■ **WORK REQUIRED**: Set down, exactly as written, only the lines starting with the one that holds "Recreate this image" and ending with the one that holds "(0,0) rectangle (645,-321);".

■ **SUPPLIED DATA**:
.....

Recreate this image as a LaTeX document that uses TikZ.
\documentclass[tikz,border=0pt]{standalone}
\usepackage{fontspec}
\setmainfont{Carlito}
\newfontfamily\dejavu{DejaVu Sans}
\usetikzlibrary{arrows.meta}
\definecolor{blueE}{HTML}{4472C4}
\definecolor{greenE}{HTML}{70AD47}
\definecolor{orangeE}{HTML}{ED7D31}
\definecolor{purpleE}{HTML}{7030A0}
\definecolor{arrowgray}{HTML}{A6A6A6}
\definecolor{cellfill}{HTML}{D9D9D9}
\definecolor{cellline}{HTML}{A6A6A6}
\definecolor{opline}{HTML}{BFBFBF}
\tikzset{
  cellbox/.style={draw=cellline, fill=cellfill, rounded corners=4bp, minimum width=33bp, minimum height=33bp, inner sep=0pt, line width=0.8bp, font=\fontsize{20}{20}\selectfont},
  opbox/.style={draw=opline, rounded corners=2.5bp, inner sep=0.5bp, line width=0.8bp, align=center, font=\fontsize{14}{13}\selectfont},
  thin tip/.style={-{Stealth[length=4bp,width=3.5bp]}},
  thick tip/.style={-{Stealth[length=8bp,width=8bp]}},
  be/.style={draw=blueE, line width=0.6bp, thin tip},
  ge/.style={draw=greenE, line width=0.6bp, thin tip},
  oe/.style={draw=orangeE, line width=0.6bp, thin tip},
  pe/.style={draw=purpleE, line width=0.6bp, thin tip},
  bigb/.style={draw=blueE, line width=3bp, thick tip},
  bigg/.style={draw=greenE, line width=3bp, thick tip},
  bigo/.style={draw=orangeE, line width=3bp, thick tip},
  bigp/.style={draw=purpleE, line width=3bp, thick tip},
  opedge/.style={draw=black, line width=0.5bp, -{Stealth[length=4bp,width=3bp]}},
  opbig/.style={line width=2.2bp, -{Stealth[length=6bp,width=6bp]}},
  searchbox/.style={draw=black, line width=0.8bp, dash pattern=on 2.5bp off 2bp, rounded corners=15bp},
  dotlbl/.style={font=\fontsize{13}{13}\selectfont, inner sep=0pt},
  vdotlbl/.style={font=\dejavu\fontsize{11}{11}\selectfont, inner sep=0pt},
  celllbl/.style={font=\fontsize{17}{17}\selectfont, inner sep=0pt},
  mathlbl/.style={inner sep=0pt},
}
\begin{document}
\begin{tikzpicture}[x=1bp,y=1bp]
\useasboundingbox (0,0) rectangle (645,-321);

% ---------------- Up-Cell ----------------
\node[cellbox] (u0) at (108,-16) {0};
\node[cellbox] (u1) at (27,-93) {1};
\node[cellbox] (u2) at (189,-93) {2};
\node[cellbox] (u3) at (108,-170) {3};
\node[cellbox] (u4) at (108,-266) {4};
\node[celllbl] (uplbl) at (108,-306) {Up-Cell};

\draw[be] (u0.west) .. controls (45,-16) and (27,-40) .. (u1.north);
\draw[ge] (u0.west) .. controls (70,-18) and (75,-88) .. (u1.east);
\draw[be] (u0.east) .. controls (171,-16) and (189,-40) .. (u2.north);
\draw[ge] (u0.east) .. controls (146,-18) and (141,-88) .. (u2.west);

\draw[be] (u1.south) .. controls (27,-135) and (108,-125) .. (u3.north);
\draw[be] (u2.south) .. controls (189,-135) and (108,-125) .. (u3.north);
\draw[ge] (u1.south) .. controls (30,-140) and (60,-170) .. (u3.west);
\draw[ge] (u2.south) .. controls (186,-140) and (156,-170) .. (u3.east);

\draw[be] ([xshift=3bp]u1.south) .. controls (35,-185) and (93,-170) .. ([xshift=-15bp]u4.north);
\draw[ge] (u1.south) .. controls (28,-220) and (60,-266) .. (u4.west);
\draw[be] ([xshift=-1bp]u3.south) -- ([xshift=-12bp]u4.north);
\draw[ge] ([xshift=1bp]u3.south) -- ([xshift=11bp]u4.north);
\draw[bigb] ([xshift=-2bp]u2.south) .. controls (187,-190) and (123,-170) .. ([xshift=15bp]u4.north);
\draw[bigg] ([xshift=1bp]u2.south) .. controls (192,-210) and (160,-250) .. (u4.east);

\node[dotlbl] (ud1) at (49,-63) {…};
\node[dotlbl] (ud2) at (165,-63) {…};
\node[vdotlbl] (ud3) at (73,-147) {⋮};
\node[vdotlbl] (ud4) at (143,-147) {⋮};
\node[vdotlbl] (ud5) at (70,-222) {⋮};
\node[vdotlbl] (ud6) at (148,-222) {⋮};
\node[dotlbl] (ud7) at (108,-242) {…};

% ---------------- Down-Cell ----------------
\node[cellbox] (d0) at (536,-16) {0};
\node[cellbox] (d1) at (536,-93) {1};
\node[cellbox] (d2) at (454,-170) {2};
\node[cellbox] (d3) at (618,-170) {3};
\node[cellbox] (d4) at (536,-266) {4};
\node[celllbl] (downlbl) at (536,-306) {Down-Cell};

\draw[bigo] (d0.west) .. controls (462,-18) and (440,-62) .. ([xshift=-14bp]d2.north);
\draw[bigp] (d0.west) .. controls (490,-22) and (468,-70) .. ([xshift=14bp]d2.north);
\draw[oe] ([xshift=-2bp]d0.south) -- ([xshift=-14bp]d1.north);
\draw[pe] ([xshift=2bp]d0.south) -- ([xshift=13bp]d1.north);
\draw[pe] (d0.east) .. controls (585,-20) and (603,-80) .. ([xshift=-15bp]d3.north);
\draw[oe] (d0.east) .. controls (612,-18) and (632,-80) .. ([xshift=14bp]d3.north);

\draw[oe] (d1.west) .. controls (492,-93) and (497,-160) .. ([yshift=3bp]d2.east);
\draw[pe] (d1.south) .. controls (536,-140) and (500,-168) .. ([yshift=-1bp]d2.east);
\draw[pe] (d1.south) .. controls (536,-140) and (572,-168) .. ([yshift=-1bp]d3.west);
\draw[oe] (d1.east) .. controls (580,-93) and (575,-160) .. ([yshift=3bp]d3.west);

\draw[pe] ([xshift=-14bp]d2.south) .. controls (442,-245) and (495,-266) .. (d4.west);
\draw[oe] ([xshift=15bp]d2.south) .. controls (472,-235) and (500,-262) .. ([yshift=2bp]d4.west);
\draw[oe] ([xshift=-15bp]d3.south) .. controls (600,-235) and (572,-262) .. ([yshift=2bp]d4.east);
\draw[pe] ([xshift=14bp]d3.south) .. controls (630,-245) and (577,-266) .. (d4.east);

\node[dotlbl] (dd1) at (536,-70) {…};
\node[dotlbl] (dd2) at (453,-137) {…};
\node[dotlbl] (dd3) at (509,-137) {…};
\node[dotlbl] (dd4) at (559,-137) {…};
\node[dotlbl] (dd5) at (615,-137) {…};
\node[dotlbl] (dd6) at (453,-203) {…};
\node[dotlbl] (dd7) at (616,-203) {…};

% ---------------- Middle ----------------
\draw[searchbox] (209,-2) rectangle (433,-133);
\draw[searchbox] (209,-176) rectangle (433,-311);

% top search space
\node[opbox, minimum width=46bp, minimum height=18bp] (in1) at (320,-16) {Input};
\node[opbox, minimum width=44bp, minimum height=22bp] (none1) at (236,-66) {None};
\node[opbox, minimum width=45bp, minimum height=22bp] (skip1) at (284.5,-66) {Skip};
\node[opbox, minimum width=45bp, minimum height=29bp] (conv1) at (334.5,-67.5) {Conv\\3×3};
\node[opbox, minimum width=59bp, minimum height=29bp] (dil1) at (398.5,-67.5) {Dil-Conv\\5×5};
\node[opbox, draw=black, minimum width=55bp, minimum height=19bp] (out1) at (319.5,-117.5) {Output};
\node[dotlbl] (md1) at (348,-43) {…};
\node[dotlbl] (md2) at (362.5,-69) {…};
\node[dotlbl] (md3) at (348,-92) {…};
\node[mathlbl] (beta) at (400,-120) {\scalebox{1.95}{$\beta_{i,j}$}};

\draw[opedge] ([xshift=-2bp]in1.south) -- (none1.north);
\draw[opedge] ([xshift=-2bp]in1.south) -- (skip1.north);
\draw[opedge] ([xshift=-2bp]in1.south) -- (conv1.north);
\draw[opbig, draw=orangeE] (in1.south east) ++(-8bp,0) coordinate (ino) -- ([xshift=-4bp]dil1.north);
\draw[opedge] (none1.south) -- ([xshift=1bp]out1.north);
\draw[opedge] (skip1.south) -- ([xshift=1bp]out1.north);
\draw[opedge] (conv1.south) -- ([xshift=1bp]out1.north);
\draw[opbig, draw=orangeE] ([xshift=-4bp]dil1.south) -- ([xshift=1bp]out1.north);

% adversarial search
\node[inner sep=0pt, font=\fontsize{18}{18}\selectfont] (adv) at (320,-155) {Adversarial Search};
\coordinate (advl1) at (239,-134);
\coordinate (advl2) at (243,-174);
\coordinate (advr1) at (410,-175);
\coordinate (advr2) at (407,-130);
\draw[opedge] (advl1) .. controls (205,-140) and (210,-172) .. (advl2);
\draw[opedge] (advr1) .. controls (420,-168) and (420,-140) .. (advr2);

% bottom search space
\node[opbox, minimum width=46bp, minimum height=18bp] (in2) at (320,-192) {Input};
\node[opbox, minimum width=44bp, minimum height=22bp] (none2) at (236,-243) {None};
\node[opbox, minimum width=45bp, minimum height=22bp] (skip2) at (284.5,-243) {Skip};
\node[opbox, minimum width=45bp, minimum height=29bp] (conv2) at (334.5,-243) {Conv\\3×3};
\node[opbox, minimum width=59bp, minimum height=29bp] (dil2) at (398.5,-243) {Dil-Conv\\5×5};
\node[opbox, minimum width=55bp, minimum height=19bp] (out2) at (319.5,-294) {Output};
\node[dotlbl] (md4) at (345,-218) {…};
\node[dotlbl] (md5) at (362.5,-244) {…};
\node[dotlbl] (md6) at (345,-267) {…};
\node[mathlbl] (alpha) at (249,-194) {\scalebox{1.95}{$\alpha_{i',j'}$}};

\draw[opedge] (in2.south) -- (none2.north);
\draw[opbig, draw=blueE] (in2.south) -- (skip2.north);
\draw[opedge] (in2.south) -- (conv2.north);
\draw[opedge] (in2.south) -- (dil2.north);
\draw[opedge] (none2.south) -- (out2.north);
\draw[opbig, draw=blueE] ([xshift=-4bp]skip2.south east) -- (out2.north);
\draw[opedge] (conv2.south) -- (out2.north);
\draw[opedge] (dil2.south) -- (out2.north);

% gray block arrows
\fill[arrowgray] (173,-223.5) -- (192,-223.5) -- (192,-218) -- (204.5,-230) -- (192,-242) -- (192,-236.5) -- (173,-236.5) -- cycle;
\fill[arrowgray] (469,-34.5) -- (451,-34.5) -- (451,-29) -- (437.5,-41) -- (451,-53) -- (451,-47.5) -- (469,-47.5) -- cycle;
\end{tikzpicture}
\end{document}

.....

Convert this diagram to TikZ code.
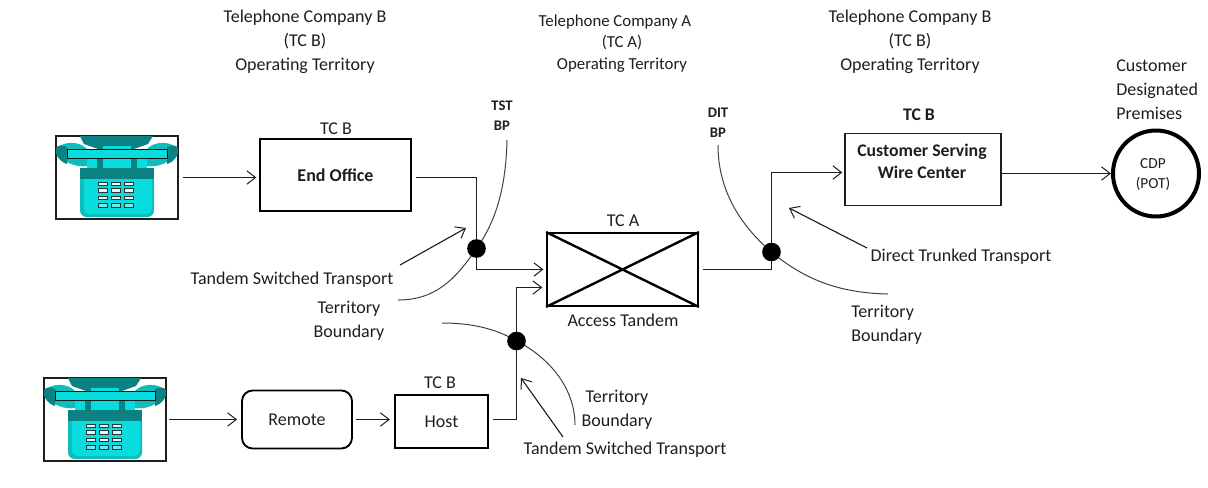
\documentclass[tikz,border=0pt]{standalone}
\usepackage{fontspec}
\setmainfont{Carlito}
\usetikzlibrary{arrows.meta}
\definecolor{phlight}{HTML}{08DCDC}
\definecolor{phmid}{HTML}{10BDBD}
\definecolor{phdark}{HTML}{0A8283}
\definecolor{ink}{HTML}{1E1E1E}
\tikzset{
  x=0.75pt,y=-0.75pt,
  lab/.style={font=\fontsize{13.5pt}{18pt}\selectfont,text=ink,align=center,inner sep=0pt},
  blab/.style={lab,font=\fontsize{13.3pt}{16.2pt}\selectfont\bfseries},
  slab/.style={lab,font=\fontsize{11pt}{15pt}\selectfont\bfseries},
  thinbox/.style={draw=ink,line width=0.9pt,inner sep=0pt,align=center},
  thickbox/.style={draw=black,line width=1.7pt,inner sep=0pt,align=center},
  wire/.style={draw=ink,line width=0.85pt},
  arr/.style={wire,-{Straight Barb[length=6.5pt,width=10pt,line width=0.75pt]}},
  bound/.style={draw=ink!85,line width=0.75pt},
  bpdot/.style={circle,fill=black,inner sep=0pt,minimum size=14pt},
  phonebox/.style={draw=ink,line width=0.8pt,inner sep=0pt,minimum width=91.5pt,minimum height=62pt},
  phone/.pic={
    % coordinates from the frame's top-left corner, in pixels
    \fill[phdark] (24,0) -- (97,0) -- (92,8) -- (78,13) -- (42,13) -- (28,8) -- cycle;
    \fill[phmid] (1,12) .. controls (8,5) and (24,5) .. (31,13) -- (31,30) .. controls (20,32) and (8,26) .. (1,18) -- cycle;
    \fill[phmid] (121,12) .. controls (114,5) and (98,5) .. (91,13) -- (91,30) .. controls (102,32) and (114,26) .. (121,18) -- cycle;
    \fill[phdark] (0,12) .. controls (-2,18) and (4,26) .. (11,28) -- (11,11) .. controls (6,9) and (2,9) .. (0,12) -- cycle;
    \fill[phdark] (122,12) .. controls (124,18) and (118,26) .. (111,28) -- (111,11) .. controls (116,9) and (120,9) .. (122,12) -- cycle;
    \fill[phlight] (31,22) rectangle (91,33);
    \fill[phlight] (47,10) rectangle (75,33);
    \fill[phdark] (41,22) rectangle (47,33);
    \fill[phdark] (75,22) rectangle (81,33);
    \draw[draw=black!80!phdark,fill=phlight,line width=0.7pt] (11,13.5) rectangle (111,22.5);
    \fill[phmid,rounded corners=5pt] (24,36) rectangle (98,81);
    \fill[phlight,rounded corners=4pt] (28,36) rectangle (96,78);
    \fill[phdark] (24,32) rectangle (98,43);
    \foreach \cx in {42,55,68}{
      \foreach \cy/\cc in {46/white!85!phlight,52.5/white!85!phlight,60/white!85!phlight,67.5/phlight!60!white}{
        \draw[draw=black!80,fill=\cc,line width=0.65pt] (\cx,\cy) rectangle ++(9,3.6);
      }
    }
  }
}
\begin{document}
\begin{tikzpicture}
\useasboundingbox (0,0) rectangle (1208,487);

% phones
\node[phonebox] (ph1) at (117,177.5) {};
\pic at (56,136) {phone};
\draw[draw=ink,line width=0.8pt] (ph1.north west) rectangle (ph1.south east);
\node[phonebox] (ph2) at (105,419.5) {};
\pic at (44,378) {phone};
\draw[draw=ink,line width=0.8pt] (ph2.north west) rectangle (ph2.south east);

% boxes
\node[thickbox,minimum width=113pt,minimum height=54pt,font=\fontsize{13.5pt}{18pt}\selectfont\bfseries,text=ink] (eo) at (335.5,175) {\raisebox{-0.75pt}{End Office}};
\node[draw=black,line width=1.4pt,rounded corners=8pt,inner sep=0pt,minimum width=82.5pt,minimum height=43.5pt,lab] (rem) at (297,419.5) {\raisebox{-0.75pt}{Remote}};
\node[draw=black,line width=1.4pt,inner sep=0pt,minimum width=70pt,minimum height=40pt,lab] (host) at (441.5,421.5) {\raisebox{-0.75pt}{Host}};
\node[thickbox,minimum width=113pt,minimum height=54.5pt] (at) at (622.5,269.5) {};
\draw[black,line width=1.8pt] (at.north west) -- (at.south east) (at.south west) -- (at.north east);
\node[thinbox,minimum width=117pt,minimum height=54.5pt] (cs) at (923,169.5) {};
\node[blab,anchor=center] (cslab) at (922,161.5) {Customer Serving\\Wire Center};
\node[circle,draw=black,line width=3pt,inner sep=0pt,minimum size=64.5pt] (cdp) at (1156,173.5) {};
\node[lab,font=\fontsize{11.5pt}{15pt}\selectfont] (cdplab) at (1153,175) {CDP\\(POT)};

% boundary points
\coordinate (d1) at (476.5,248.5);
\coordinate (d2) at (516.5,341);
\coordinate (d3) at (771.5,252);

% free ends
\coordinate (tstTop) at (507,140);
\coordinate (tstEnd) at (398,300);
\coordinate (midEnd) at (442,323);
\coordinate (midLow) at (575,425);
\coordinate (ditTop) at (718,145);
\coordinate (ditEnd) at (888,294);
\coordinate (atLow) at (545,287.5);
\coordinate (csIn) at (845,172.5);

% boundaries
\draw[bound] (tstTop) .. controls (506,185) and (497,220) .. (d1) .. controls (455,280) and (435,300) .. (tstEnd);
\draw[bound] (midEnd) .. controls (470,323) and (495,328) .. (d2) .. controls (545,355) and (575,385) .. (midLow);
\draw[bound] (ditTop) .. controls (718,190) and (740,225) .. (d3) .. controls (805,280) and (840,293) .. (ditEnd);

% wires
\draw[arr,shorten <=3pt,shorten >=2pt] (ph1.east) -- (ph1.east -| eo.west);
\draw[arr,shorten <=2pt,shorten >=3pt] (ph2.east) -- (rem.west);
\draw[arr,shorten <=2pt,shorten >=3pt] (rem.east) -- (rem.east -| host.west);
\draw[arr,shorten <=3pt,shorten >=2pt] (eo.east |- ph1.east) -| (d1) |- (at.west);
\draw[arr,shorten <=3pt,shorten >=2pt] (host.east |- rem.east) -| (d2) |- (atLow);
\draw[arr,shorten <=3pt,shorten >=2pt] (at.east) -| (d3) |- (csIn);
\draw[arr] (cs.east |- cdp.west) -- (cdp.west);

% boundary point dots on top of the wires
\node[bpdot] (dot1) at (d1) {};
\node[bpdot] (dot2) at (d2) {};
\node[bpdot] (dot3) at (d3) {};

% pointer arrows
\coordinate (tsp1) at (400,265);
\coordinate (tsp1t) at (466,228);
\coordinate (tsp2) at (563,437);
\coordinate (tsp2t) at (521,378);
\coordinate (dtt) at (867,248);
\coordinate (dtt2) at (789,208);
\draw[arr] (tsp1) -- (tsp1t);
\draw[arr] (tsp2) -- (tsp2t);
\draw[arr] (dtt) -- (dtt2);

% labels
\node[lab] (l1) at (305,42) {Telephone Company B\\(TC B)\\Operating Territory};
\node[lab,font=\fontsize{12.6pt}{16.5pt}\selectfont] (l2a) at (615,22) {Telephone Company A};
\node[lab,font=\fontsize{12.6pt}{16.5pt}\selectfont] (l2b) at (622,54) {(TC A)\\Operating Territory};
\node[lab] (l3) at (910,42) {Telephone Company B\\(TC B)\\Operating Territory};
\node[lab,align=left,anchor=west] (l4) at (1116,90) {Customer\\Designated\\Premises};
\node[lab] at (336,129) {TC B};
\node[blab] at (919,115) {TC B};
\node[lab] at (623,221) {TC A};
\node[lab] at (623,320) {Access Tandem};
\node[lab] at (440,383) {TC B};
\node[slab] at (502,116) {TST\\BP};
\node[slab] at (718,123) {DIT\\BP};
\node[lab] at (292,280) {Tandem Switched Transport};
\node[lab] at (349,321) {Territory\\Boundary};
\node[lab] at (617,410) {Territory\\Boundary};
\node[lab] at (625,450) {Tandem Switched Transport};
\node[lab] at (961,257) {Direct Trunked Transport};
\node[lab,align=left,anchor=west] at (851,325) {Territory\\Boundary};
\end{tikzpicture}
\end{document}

.....

■ **SOLUTION FOR THIS PROBLEM**:
Recreate this image as a LaTeX document that uses TikZ.
\documentclass[tikz,border=0pt]{standalone}
\usepackage{fontspec}
\setmainfont{Carlito}
\newfontfamily\dejavu{DejaVu Sans}
\usetikzlibrary{arrows.meta}
\definecolor{blueE}{HTML}{4472C4}
\definecolor{greenE}{HTML}{70AD47}
\definecolor{orangeE}{HTML}{ED7D31}
\definecolor{purpleE}{HTML}{7030A0}
\definecolor{arrowgray}{HTML}{A6A6A6}
\definecolor{cellfill}{HTML}{D9D9D9}
\definecolor{cellline}{HTML}{A6A6A6}
\definecolor{opline}{HTML}{BFBFBF}
\tikzset{
  cellbox/.style={draw=cellline, fill=cellfill, rounded corners=4bp, minimum width=33bp, minimum height=33bp, inner sep=0pt, line width=0.8bp, font=\fontsize{20}{20}\selectfont},
  opbox/.style={draw=opline, rounded corners=2.5bp, inner sep=0.5bp, line width=0.8bp, align=center, font=\fontsize{14}{13}\selectfont},
  thin tip/.style={-{Stealth[length=4bp,width=3.5bp]}},
  thick tip/.style={-{Stealth[length=8bp,width=8bp]}},
  be/.style={draw=blueE, line width=0.6bp, thin tip},
  ge/.style={draw=greenE, line width=0.6bp, thin tip},
  oe/.style={draw=orangeE, line width=0.6bp, thin tip},
  pe/.style={draw=purpleE, line width=0.6bp, thin tip},
  bigb/.style={draw=blueE, line width=3bp, thick tip},
  bigg/.style={draw=greenE, line width=3bp, thick tip},
  bigo/.style={draw=orangeE, line width=3bp, thick tip},
  bigp/.style={draw=purpleE, line width=3bp, thick tip},
  opedge/.style={draw=black, line width=0.5bp, -{Stealth[length=4bp,width=3bp]}},
  opbig/.style={line width=2.2bp, -{Stealth[length=6bp,width=6bp]}},
  searchbox/.style={draw=black, line width=0.8bp, dash pattern=on 2.5bp off 2bp, rounded corners=15bp},
  dotlbl/.style={font=\fontsize{13}{13}\selectfont, inner sep=0pt},
  vdotlbl/.style={font=\dejavu\fontsize{11}{11}\selectfont, inner sep=0pt},
  celllbl/.style={font=\fontsize{17}{17}\selectfont, inner sep=0pt},
  mathlbl/.style={inner sep=0pt},
}
\begin{document}
\begin{tikzpicture}[x=1bp,y=1bp]
\useasboundingbox (0,0) rectangle (645,-321);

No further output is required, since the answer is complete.